* START RECORDED DATA *

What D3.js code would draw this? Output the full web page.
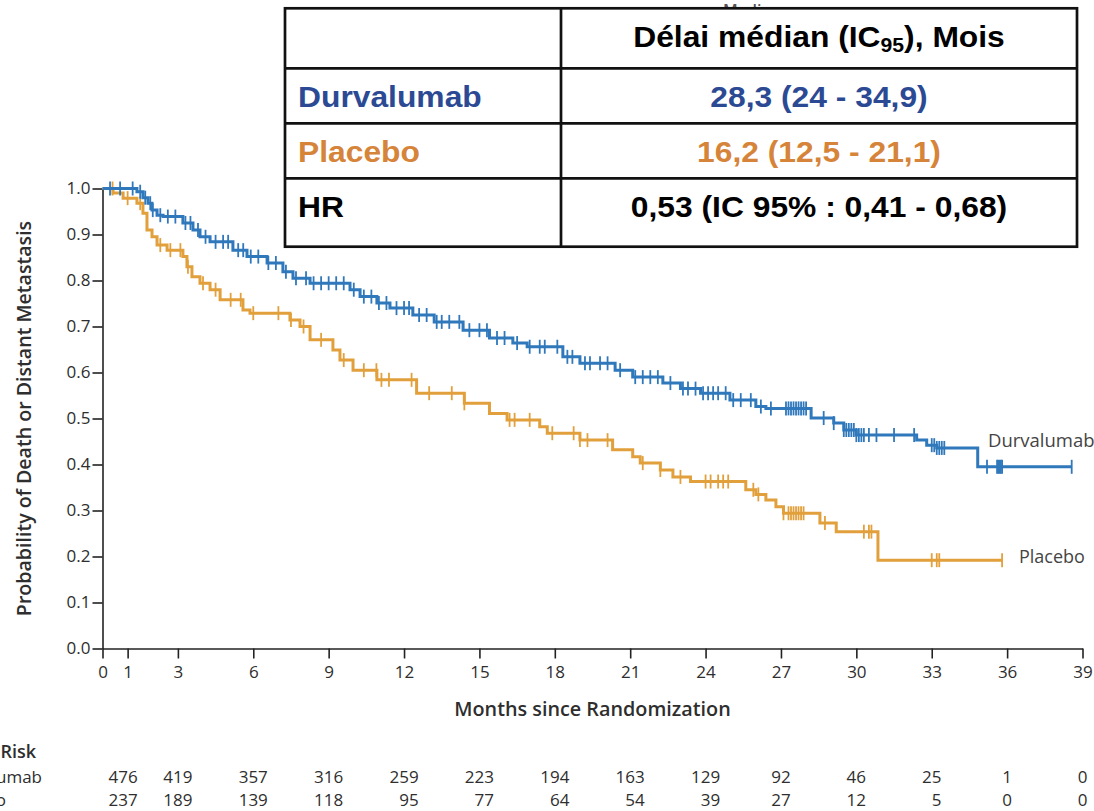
<!DOCTYPE html>
<html>
<head>
<meta charset="utf-8">
<script src="https://cdn.jsdelivr.net/npm/d3@7"></script>
<style>
  body { margin: 0; background: #fff; }
  svg { display: block; }
</style>
</head>
<body>
<svg id="chart" width="1094" height="811"></svg>
<script>
// ---- Kaplan-Meier data (months since randomization, probability) ----
const durvalumabEventMonths = [0, 1.37, 1.61, 1.81, 1.97, 2.17, 2.41, 3.2, 3.6, 3.88, 4.28, 5.19, 5.75, 6.55, 7.18, 7.58, 8.26, 9.85, 10.25, 10.92, 11.44, 12.35, 13.2, 14.35, 15.4, 16.33, 16.9, 18.32, 19.0, 20.4, 21.1, 22.3, 23.0, 23.8, 24.97, 26.0, 26.4, 28.2, 29.1, 29.5, 30.0, 32.4, 32.8, 33.2, 34.83];
const durvalumabProb = [1.0, 0.993, 0.98, 0.968, 0.953, 0.942, 0.939, 0.925, 0.91, 0.895, 0.884, 0.866, 0.852, 0.838, 0.819, 0.805, 0.794, 0.78, 0.765, 0.751, 0.74, 0.725, 0.71, 0.692, 0.675, 0.664, 0.656, 0.634, 0.62, 0.605, 0.59, 0.577, 0.565, 0.555, 0.54, 0.526, 0.522, 0.501, 0.49, 0.475, 0.464, 0.453, 0.442, 0.436, 0.395];
const durvalumabCensorMonths = [0.3, 0.7, 1.2, 1.5, 1.7, 1.9, 2.0, 2.3, 2.6, 2.9, 3.3, 3.5, 3.8, 4.1, 4.5, 4.8, 5.0, 5.4, 5.6, 5.9, 6.2, 6.6, 6.9, 7.3, 7.7, 8.1, 8.4, 8.7, 9.0, 9.3, 9.6, 10.0, 10.4, 10.7, 11.0, 11.3, 11.7, 12.0, 12.2, 12.6, 12.9, 13.3, 13.5, 13.8, 14.2, 14.6, 15.0, 15.3, 15.7, 16.0, 16.5, 17.0, 17.4, 17.6, 18.1, 18.5, 18.7, 19.2, 19.4, 19.8, 20.1, 20.6, 21.2, 21.5, 21.8, 22.1, 22.6, 23.1, 23.3, 23.6, 23.9, 24.1, 24.3, 24.5, 24.8, 25.1, 25.4, 25.8, 26.2, 26.6, 27.2, 27.3, 27.4, 27.5, 27.6, 27.7, 27.8, 27.9, 28.0, 28.7, 29.1, 29.5, 29.6, 29.7, 29.8, 29.9, 30.0, 30.1, 30.2, 30.3, 30.5, 30.8, 31.5, 32.3, 33.0, 33.1, 33.2, 33.3, 33.4, 33.5, 35.2, 35.6, 35.65, 35.7, 35.75, 35.8, 38.57];

const placeboEventMonths = [0, 0.42, 0.82, 1.37, 1.61, 1.77, 1.97, 2.17, 2.57, 3.2, 3.36, 3.56, 3.88, 4.28, 4.68, 5.59, 5.87, 7.46, 7.86, 8.26, 9.17, 9.45, 9.97, 10.92, 12.5, 14.4, 15.4, 16.1, 17.4, 17.7, 19.0, 20.3, 21.1, 21.4, 22.2, 22.7, 23.4, 25.6, 26.0, 26.4, 26.8, 27.1, 28.55, 29.2, 30.86];
const placeboProb = [1.0, 0.99, 0.979, 0.968, 0.946, 0.91, 0.895, 0.877, 0.866, 0.852, 0.83, 0.808, 0.794, 0.78, 0.758, 0.736, 0.729, 0.714, 0.70, 0.671, 0.649, 0.627, 0.605, 0.584, 0.555, 0.533, 0.511, 0.497, 0.482, 0.468, 0.453, 0.432, 0.417, 0.403, 0.388, 0.373, 0.363, 0.345, 0.335, 0.323, 0.308, 0.294, 0.273, 0.254, 0.192];
const placeboCensorMonths = [0.4, 1.0, 1.5, 2.3, 2.7, 3.1, 3.4, 4.0, 4.5, 5.1, 5.5, 6.0, 7.0, 7.5, 8.0, 8.7, 9.6, 10.4, 10.9, 11.1, 11.4, 12.3, 13.0, 13.9, 14.4, 16.2, 16.4, 17.0, 17.9, 18.75, 19.0, 19.3, 20.1, 21.5, 22.2, 23.0, 24.0, 24.2, 24.5, 24.7, 24.9, 25.9, 26.1, 27.1, 27.3, 27.4, 27.5, 27.6, 27.7, 27.8, 27.9, 28.75, 30.3, 30.5, 30.6, 33.0, 33.2, 33.3, 35.8];

// ---- axes ----
const xTickValues = [0, 1, 3, 6, 9, 12, 15, 18, 21, 24, 27, 30, 33, 36, 39];
const yTickValues = [0, 0.1, 0.2, 0.3, 0.4, 0.5, 0.6, 0.7, 0.8, 0.9, 1.0];

// ---- number at risk ----
const riskMonths = [0, 3, 6, 9, 12, 15, 18, 21, 24, 27, 30, 33, 36, 39];
const durvalumabAtRisk = [476, 419, 357, 316, 259, 223, 194, 163, 129, 92, 46, 25, 1, 0];
const placeboAtRisk = [237, 189, 139, 118, 95, 77, 64, 54, 39, 27, 12, 5, 0, 0];

// ---- summary table ----
const tableHeader = "Délai médian (IC";
const tableHeaderSub = "95";
const tableHeaderTail = "), Mois";
const tableRowLabels = ["Durvalumab", "Placebo", "HR"];
const tableRowValues = ["28,3 (24 - 34,9)", "16,2 (12,5 - 21,1)", "0,53 (IC 95% : 0,41 - 0,68)"];

const blue = "#2f78bb";
const orange = "#e2a03c";
const tableBlue = "#2c4a94";
const tableOrange = "#d5843a";
const inkColor = "#2e2e2e";
const font = "'Open Sans', 'Noto Sans', sans-serif";

const svg = d3.select("#chart");

const x = d3.scaleLinear().domain([0, 39]).range([102.5, 1082.5]);
const y = d3.scaleLinear().domain([0, 1]).range([648.5, 188.5]);

// axes
const yAxis = d3.axisLeft(y).tickValues(yTickValues).tickFormat(d3.format(".1f"))
  .tickSize(10).tickPadding(2).tickSizeOuter(0);
const xAxis = d3.axisBottom(x).tickValues(xTickValues).tickFormat(d3.format("d"))
  .tickSize(10).tickPadding(7).tickSizeOuter(0);

function styleAxis(g) {
  g.select(".domain").attr("stroke", "#222").attr("stroke-width", 1.6);
  g.selectAll(".tick line").attr("stroke", "#222").attr("stroke-width", 1.6);
  g.selectAll(".tick text").attr("fill", inkColor).style("font-family", font).style("font-size", "17px");
}
svg.append("g").attr("transform", `translate(0,${y(0)})`).call(xAxis).call(styleAxis);
svg.append("g").attr("transform", `translate(${x(0)},0)`).call(yAxis).call(styleAxis);

// axis titles
svg.append("text")
  .attr("x", (x.range()[0] + x.range()[1]) / 2).attr("y", 716)
  .attr("text-anchor", "middle")
  .style("font-family", font).style("font-size", "19.8px").style("font-weight", 600)
  .attr("fill", inkColor)
  .text("Months since Randomization");

svg.append("text")
  .attr("transform", `translate(31,${(y.range()[0] + y.range()[1]) / 2}) rotate(-90)`)
  .attr("text-anchor", "middle")
  .style("font-family", font).style("font-size", "19.6px").style("font-weight", 600)
  .attr("fill", inkColor)
  .text("Probability of Death or Distant Metastasis");

// step curves with censor marks
function drawArm(eventMonths, probs, censorMonths, color) {
  const lastMonth = d3.max(censorMonths);
  const pts = eventMonths.map((m, i) => [m, probs[i]]);
  pts.push([lastMonth, probs[probs.length - 1]]);
  const line = d3.line().x(d => x(d[0])).y(d => y(d[1])).curve(d3.curveStepAfter);
  svg.append("path").datum(pts)
    .attr("fill", "none").attr("stroke", color).attr("stroke-width", 3)
    .attr("d", line);
  const bis = d3.bisector(d => d).right;
  const probAt = m => probs[Math.max(0, bis(eventMonths, m) - 1)];
  svg.append("g").selectAll("line").data(censorMonths).join("line")
    .attr("x1", d => x(d)).attr("x2", d => x(d))
    .attr("y1", d => y(probAt(d)) - 7).attr("y2", d => y(probAt(d)) + 7)
    .attr("stroke", color).attr("stroke-width", 1.8);
}
drawArm(placeboEventMonths, placeboProb, placeboCensorMonths, orange);
drawArm(durvalumabEventMonths, durvalumabProb, durvalumabCensorMonths, blue);

// curve labels
svg.append("text").attr("x", 988).attr("y", 447)
  .style("font-family", font).style("font-size", "18.5px").attr("fill", "#444")
  .text("Durvalumab");
svg.append("text").attr("x", 1019).attr("y", 563)
  .style("font-family", font).style("font-size", "18px").attr("fill", "#444")
  .text("Placebo");

// number at risk table
svg.append("text").attr("x", 36).attr("y", 758).attr("text-anchor", "end")
  .style("font-family", font).style("font-size", "18px").style("font-weight", 600)
  .attr("fill", inkColor).text("No. at Risk");
const riskRows = [
  { label: "Durvalumab", values: durvalumabAtRisk, baseline: 783, labelEnd: 42 },
  { label: "Placebo", values: placeboAtRisk, baseline: 806, labelEnd: 6 }
];
riskRows.forEach(r => {
  svg.append("text").attr("x", r.labelEnd).attr("y", r.baseline).attr("text-anchor", "end")
    .style("font-family", font).style("font-size", "17px").attr("fill", inkColor)
    .text(r.label);
});
riskMonths.forEach((m, i) => {
  const texts = riskRows.map(r =>
    svg.append("text").attr("y", r.baseline).attr("text-anchor", "end")
      .style("font-family", font).style("font-size", "17px").attr("fill", inkColor)
      .text(r.values[i]));
  const widest = d3.max(texts, t => t.node().getComputedTextLength());
  // keep the column clear of the y axis, otherwise centre it on its tick
  const left = Math.max(x(m) - widest / 2, x(0) + 6);
  texts.forEach(t => t.attr("x", left + widest));
});

// partially hidden caption behind the summary box
svg.append("text").attr("x", 752).attr("y", 16).attr("text-anchor", "middle")
  .style("font-family", font).style("font-size", "16px").style("font-weight", 600)
  .attr("fill", "#555").text("Median");

// summary table
const tbl = svg.append("g");
const tLeft = 285, tRight = 1077, tSplit = 561;
const rowEdges = [8.3, 68.3, 123.3, 178.3, 246.7];
tbl.append("rect").attr("x", tLeft).attr("y", rowEdges[0])
  .attr("width", tRight - tLeft).attr("height", rowEdges[4] - rowEdges[0])
  .attr("fill", "#fff").attr("stroke", "#111").attr("stroke-width", 2.7);
rowEdges.slice(1, 4).forEach(yy => {
  tbl.append("line").attr("x1", tLeft).attr("x2", tRight).attr("y1", yy).attr("y2", yy)
    .attr("stroke", "#111").attr("stroke-width", 2.7);
});
tbl.append("line").attr("x1", tSplit).attr("x2", tSplit).attr("y1", rowEdges[0]).attr("y2", rowEdges[4])
  .attr("stroke", "#111").attr("stroke-width", 2.7);

const tFont = "'Liberation Sans', Arial, sans-serif";
function tableText(tx, ty, anchor, color) {
  return tbl.append("text")
    .attr("transform", `translate(${tx},${ty}) scale(1.06,1)`)
    .attr("text-anchor", anchor)
    .style("font-family", tFont).style("font-size", "30px").style("font-weight", 700)
    .attr("fill", color);
}
const colCenter = (tSplit + tRight) / 2;
const head = tableText(colCenter, 46.7, "middle", "#000");
head.append("tspan").text(tableHeader);
head.append("tspan").attr("dy", 5).style("font-size", "20px").text(tableHeaderSub);
head.append("tspan").attr("dy", -5).text(tableHeaderTail);

const rowColors = [tableBlue, tableOrange, "#000"];
const rowBaselines = [106.7, 161.7, 216.7];
tableRowLabels.forEach((lab, i) => {
  tableText(298, rowBaselines[i], "start", rowColors[i]).text(lab);
  tableText(colCenter, rowBaselines[i], "middle", rowColors[i]).text(tableRowValues[i]);
});
</script>
</body>
</html>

* END RECORDED DATA *

▶ _REQUIREMENT_
Restate the data word for word from its first line through the line with "35.75, 35.8, 38.57];", leaving out any picture along the way.

▶ _ANSWER BELOW_
What D3.js code would draw this? Output the full web page.
<!DOCTYPE html>
<html>
<head>
<meta charset="utf-8">
<script src="https://cdn.jsdelivr.net/npm/d3@7"></script>
<style>
  body { margin: 0; background: #fff; }
  svg { display: block; }
</style>
</head>
<body>
<svg id="chart" width="1094" height="811"></svg>
<script>
// ---- Kaplan-Meier data (months since randomization, probability) ----
const durvalumabEventMonths = [0, 1.37, 1.61, 1.81, 1.97, 2.17, 2.41, 3.2, 3.6, 3.88, 4.28, 5.19, 5.75, 6.55, 7.18, 7.58, 8.26, 9.85, 10.25, 10.92, 11.44, 12.35, 13.2, 14.35, 15.4, 16.33, 16.9, 18.32, 19.0, 20.4, 21.1, 22.3, 23.0, 23.8, 24.97, 26.0, 26.4, 28.2, 29.1, 29.5, 30.0, 32.4, 32.8, 33.2, 34.83];
const durvalumabProb = [1.0, 0.993, 0.98, 0.968, 0.953, 0.942, 0.939, 0.925, 0.91, 0.895, 0.884, 0.866, 0.852, 0.838, 0.819, 0.805, 0.794, 0.78, 0.765, 0.751, 0.74, 0.725, 0.71, 0.692, 0.675, 0.664, 0.656, 0.634, 0.62, 0.605, 0.59, 0.577, 0.565, 0.555, 0.54, 0.526, 0.522, 0.501, 0.49, 0.475, 0.464, 0.453, 0.442, 0.436, 0.395];
const durvalumabCensorMonths = [0.3, 0.7, 1.2, 1.5, 1.7, 1.9, 2.0, 2.3, 2.6, 2.9, 3.3, 3.5, 3.8, 4.1, 4.5, 4.8, 5.0, 5.4, 5.6, 5.9, 6.2, 6.6, 6.9, 7.3, 7.7, 8.1, 8.4, 8.7, 9.0, 9.3, 9.6, 10.0, 10.4, 10.7, 11.0, 11.3, 11.7, 12.0, 12.2, 12.6, 12.9, 13.3, 13.5, 13.8, 14.2, 14.6, 15.0, 15.3, 15.7, 16.0, 16.5, 17.0, 17.4, 17.6, 18.1, 18.5, 18.7, 19.2, 19.4, 19.8, 20.1, 20.6, 21.2, 21.5, 21.8, 22.1, 22.6, 23.1, 23.3, 23.6, 23.9, 24.1, 24.3, 24.5, 24.8, 25.1, 25.4, 25.8, 26.2, 26.6, 27.2, 27.3, 27.4, 27.5, 27.6, 27.7, 27.8, 27.9, 28.0, 28.7, 29.1, 29.5, 29.6, 29.7, 29.8, 29.9, 30.0, 30.1, 30.2, 30.3, 30.5, 30.8, 31.5, 32.3, 33.0, 33.1, 33.2, 33.3, 33.4, 33.5, 35.2, 35.6, 35.65, 35.7, 35.75, 35.8, 38.57];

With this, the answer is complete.